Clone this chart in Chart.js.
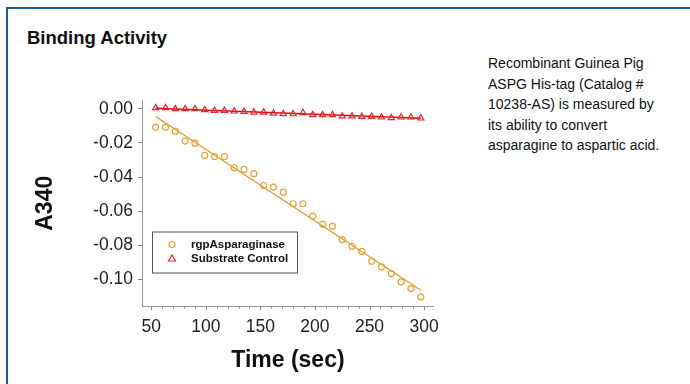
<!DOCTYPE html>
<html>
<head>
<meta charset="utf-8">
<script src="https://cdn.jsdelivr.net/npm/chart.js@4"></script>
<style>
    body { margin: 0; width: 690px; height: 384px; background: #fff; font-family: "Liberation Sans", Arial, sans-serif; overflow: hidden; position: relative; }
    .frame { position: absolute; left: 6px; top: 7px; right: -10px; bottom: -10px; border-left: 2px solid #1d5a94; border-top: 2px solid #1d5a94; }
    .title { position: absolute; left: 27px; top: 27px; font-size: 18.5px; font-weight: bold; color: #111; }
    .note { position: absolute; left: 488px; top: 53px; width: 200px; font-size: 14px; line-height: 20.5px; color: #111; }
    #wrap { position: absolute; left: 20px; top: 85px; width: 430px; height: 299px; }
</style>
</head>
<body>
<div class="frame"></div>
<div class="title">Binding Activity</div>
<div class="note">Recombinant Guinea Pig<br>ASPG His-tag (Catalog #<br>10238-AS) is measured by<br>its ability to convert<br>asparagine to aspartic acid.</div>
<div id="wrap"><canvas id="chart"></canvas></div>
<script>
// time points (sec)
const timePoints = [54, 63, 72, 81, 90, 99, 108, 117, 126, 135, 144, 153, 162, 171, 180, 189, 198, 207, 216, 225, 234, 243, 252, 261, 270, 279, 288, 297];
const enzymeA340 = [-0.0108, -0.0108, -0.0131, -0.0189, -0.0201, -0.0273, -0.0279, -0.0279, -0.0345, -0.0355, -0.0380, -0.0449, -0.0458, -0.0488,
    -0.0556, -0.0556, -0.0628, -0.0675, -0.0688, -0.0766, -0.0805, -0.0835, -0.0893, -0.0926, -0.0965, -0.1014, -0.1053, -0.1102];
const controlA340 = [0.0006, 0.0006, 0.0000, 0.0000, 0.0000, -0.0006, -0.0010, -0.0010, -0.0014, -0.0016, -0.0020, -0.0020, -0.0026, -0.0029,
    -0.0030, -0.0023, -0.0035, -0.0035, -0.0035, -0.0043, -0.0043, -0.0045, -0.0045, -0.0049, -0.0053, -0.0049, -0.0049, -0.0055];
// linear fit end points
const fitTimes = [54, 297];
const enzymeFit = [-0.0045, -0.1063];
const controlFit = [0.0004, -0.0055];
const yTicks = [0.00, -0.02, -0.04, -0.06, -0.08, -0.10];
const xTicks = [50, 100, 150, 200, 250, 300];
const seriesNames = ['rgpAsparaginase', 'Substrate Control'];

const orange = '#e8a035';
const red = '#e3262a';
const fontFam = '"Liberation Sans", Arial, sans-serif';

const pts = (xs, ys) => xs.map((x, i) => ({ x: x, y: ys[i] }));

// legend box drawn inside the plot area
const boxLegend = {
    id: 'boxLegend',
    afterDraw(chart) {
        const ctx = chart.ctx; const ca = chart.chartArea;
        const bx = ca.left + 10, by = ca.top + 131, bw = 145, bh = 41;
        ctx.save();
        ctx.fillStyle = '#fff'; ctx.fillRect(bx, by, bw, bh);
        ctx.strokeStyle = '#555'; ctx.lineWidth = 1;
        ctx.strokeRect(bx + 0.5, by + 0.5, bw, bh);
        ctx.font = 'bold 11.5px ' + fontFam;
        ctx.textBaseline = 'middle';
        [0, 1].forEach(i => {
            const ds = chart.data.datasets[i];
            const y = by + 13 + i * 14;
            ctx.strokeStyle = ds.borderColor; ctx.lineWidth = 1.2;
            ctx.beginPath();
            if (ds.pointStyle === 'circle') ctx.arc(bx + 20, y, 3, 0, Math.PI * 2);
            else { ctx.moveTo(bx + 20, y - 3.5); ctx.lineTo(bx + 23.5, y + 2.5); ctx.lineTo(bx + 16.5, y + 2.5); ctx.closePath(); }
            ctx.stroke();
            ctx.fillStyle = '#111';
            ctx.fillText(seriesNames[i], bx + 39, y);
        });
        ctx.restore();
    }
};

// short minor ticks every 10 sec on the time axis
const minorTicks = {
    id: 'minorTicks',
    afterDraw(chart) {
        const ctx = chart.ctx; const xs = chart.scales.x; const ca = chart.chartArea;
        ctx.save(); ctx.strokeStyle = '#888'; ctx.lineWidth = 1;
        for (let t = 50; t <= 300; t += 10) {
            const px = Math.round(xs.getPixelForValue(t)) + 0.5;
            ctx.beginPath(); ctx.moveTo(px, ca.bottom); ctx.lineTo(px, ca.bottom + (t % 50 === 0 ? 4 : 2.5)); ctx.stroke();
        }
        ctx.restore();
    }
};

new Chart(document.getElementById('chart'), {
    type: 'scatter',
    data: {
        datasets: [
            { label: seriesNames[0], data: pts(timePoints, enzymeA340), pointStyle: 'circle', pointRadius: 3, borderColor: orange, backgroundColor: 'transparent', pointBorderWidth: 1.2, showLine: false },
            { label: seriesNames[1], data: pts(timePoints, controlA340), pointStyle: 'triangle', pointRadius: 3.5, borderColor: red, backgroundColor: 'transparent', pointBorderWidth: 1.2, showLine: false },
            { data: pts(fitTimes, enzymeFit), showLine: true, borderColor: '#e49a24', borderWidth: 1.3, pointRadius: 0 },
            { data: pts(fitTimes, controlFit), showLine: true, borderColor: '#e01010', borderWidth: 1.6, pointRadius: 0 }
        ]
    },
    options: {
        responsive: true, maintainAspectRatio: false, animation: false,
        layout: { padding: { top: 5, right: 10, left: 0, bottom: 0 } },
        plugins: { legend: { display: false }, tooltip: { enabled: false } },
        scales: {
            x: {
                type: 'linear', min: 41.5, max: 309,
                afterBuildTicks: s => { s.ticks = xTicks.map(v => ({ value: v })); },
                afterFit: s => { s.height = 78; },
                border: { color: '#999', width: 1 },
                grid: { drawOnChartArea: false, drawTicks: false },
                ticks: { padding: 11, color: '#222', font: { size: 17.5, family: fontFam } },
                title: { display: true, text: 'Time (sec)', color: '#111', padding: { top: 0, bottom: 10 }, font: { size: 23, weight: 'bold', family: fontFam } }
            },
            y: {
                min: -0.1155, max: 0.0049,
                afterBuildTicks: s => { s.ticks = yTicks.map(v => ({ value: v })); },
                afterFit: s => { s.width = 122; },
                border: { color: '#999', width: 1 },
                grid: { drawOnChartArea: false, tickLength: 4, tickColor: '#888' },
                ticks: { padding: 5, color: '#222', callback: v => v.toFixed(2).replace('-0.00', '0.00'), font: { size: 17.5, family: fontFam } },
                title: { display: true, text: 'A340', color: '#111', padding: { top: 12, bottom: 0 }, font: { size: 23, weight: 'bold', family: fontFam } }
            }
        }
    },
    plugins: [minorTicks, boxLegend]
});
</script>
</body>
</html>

◆ Exercise task ◆
Copy the data character for character, but drop all pictures from the copy.

◆ Result for this exercise ◆
Clone this chart in Chart.js.
<!DOCTYPE html>
<html>
<head>
<meta charset="utf-8">
<script src="https://cdn.jsdelivr.net/npm/chart.js@4"></script>
<style>
    body { margin: 0; width: 690px; height: 384px; background: #fff; font-family: "Liberation Sans", Arial, sans-serif; overflow: hidden; position: relative; }
    .frame { position: absolute; left: 6px; top: 7px; right: -10px; bottom: -10px; border-left: 2px solid #1d5a94; border-top: 2px solid #1d5a94; }
    .title { position: absolute; left: 27px; top: 27px; font-size: 18.5px; font-weight: bold; color: #111; }
    .note { position: absolute; left: 488px; top: 53px; width: 200px; font-size: 14px; line-height: 20.5px; color: #111; }
    #wrap { position: absolute; left: 20px; top: 85px; width: 430px; height: 299px; }
</style>
</head>
<body>
<div class="frame"></div>
<div class="title">Binding Activity</div>
<div class="note">Recombinant Guinea Pig<br>ASPG His-tag (Catalog #<br>10238-AS) is measured by<br>its ability to convert<br>asparagine to aspartic acid.</div>
<div id="wrap"><canvas id="chart"></canvas></div>
<script>
// time points (sec)
const timePoints = [54, 63, 72, 81, 90, 99, 108, 117, 126, 135, 144, 153, 162, 171, 180, 189, 198, 207, 216, 225, 234, 243, 252, 261, 270, 279, 288, 297];
const enzymeA340 = [-0.0108, -0.0108, -0.0131, -0.0189, -0.0201, -0.0273, -0.0279, -0.0279, -0.0345, -0.0355, -0.0380, -0.0449, -0.0458, -0.0488,
    -0.0556, -0.0556, -0.0628, -0.0675, -0.0688, -0.0766, -0.0805, -0.0835, -0.0893, -0.0926, -0.0965, -0.1014, -0.1053, -0.1102];
const controlA340 = [0.0006, 0.0006, 0.0000, 0.0000, 0.0000, -0.0006, -0.0010, -0.0010, -0.0014, -0.0016, -0.0020, -0.0020, -0.0026, -0.0029,
    -0.0030, -0.0023, -0.0035, -0.0035, -0.0035, -0.0043, -0.0043, -0.0045, -0.0045, -0.0049, -0.0053, -0.0049, -0.0049, -0.0055];
// linear fit end points
const fitTimes = [54, 297];
const enzymeFit = [-0.0045, -0.1063];
const controlFit = [0.0004, -0.0055];
const yTicks = [0.00, -0.02, -0.04, -0.06, -0.08, -0.10];
const xTicks = [50, 100, 150, 200, 250, 300];
const seriesNames = ['rgpAsparaginase', 'Substrate Control'];

const orange = '#e8a035';
const red = '#e3262a';
const fontFam = '"Liberation Sans", Arial, sans-serif';

const pts = (xs, ys) => xs.map((x, i) => ({ x: x, y: ys[i] }));

// legend box drawn inside the plot area
const boxLegend = {
    id: 'boxLegend',
    afterDraw(chart) {
        const ctx = chart.ctx; const ca = chart.chartArea;
        const bx = ca.left + 10, by = ca.top + 131, bw = 145, bh = 41;
        ctx.save();
        ctx.fillStyle = '#fff'; ctx.fillRect(bx, by, bw, bh);
        ctx.strokeStyle = '#555'; ctx.lineWidth = 1;
        ctx.strokeRect(bx + 0.5, by + 0.5, bw, bh);
        ctx.font = 'bold 11.5px ' + fontFam;
        ctx.textBaseline = 'middle';
        [0, 1].forEach(i => {
            const ds = chart.data.datasets[i];
            const y = by + 13 + i * 14;
            ctx.strokeStyle = ds.borderColor; ctx.lineWidth = 1.2;
            ctx.beginPath();
            if (ds.pointStyle === 'circle') ctx.arc(bx + 20, y, 3, 0, Math.PI * 2);
            else { ctx.moveTo(bx + 20, y - 3.5); ctx.lineTo(bx + 23.5, y + 2.5); ctx.lineTo(bx + 16.5, y + 2.5); ctx.closePath(); }
            ctx.stroke();
            ctx.fillStyle = '#111';
            ctx.fillText(seriesNames[i], bx + 39, y);
        });
        ctx.restore();
    }
};

// short minor ticks every 10 sec on the time axis
const minorTicks = {
    id: 'minorTicks',
    afterDraw(chart) {
        const ctx = chart.ctx; const xs = chart.scales.x; const ca = chart.chartArea;
        ctx.save(); ctx.strokeStyle = '#888'; ctx.lineWidth = 1;
        for (let t = 50; t <= 300; t += 10) {
            const px = Math.round(xs.getPixelForValue(t)) + 0.5;
            ctx.beginPath(); ctx.moveTo(px, ca.bottom); ctx.lineTo(px, ca.bottom + (t % 50 === 0 ? 4 : 2.5)); ctx.stroke();
        }
        ctx.restore();
    }
};

new Chart(document.getElementById('chart'), {
    type: 'scatter',
    data: {
        datasets: [
            { label: seriesNames[0], data: pts(timePoints, enzymeA340), pointStyle: 'circle', pointRadius: 3, borderColor: orange, backgroundColor: 'transparent', pointBorderWidth: 1.2, showLine: false },
            { label: seriesNames[1], data: pts(timePoints, controlA340), pointStyle: 'triangle', pointRadius: 3.5, borderColor: red, backgroundColor: 'transparent', pointBorderWidth: 1.2, showLine: false },
            { data: pts(fitTimes, enzymeFit), showLine: true, borderColor: '#e49a24', borderWidth: 1.3, pointRadius: 0 },
            { data: pts(fitTimes, controlFit), showLine: true, borderColor: '#e01010', borderWidth: 1.6, pointRadius: 0 }
        ]
    },
    options: {
        responsive: true, maintainAspectRatio: false, animation: false,
        layout: { padding: { top: 5, right: 10, left: 0, bottom: 0 } },
        plugins: { legend: { display: false }, tooltip: { enabled: false } },
        scales: {
            x: {
                type: 'linear', min: 41.5, max: 309,
                afterBuildTicks: s => { s.ticks = xTicks.map(v => ({ value: v })); },
                afterFit: s => { s.height = 78; },
                border: { color: '#999', width: 1 },
                grid: { drawOnChartArea: false, drawTicks: false },
                ticks: { padding: 11, color: '#222', font: { size: 17.5, family: fontFam } },
                title: { display: true, text: 'Time (sec)', color: '#111', padding: { top: 0, bottom: 10 }, font: { size: 23, weight: 'bold', family: fontFam } }
            },
            y: {
                min: -0.1155, max: 0.0049,
                afterBuildTicks: s => { s.ticks = yTicks.map(v => ({ value: v })); },
                afterFit: s => { s.width = 122; },
                border: { color: '#999', width: 1 },
                grid: { drawOnChartArea: false, tickLength: 4, tickColor: '#888' },
                ticks: { padding: 5, color: '#222', callback: v => v.toFixed(2).replace('-0.00', '0.00'), font: { size: 17.5, family: fontFam } },
                title: { display: true, text: 'A340', color: '#111', padding: { top: 12, bottom: 0 }, font: { size: 23, weight: 'bold', family: fontFam } }
            }
        }
    },
    plugins: [minorTicks, boxLegend]
});
</script>
</body>
</html>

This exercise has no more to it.